We are in it for the right reasons, but we have a lot of learning to do. A lot we can learn from history, from social science, and from other’s lived experiences.
And so I ask you:
Civic Tech, what will you do with your power?
What will the world look like when you’ve seen your work through?
Most Americans, most people, don’t get to answer these questions knowing that the answers will be taken seriously. But, Civic Tech, we are privileged. Our dreams are on track to come true. So it is important — vital — that we dream with intentionality, that we learn all we can, that we listen.
It is important that understand:
- When we decide to wear a community instead of being part of it, participating in it, it matters.
- When we highlight cities as the unit of change above other levels of community—when we ignore the towns and rural areas and suburbs, etc….that we grew up in, that we may even still live in—it matters.
- When we limit “tech” to web and mobile apps, to software, it matters.
- When we chose experts and leaders, let alone who we collaborate with, it matters.
- When we champion our skills as central or primary to societal impact at scale, it matters.
- When we tell ourselves that impact = scalability, it matters.
It all matters, Civic Tech. Our choices matter.
This isn’t a finger wag. It’s a rub on the shoulders. I want you to be pumped, Rocky-style, for what’s to come, and I want you to really think about how you want to “fight.”
You see, we control the narrative. We control the canon, the stories that define who we are and why we do what we do.
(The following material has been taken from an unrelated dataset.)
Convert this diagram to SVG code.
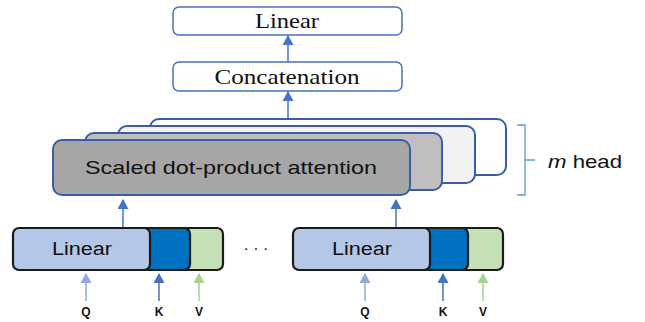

Which projects we take on, what we elevate and imitate, the intention we pour into our work, the time we take to be critical — it adds up fast into real world impact.
With all this in mind, you might be thinking: How do we move from where we are to where we could (or should) be? Let’s find out.
Starting in the next few weeks,
I’m going to be working with my communities (for there are so many!) here in Washington, DC to start turning these words into action. This is the hard part, for there is no perfect map of the road ahead. But, we’ll never make progress if we don’t try—and if we don’t share our mistakes, along with our successes. So, as we journey forth, your civic tech kin here in DC promise to share our work.
In kind, we ask that you to do the same. If you’re out there wrestling with what it means to really build with and not for — or if you’ve been doing it (for days, weeks, months, years), even from outside the civic tech space, we want your help. The more frank we can be about the challenges we face and our thought processes and trials in dealing with these challenges, along with the experiments we hatch to solve them, the more we’ll learn and the better we’ll do.
So, let’s get practical. Let’s get literal (literally: working together, taking the time to identify who should be at the literal table, you get the idea). And let’s get started.
The future of civic tech is 100% what we make of it.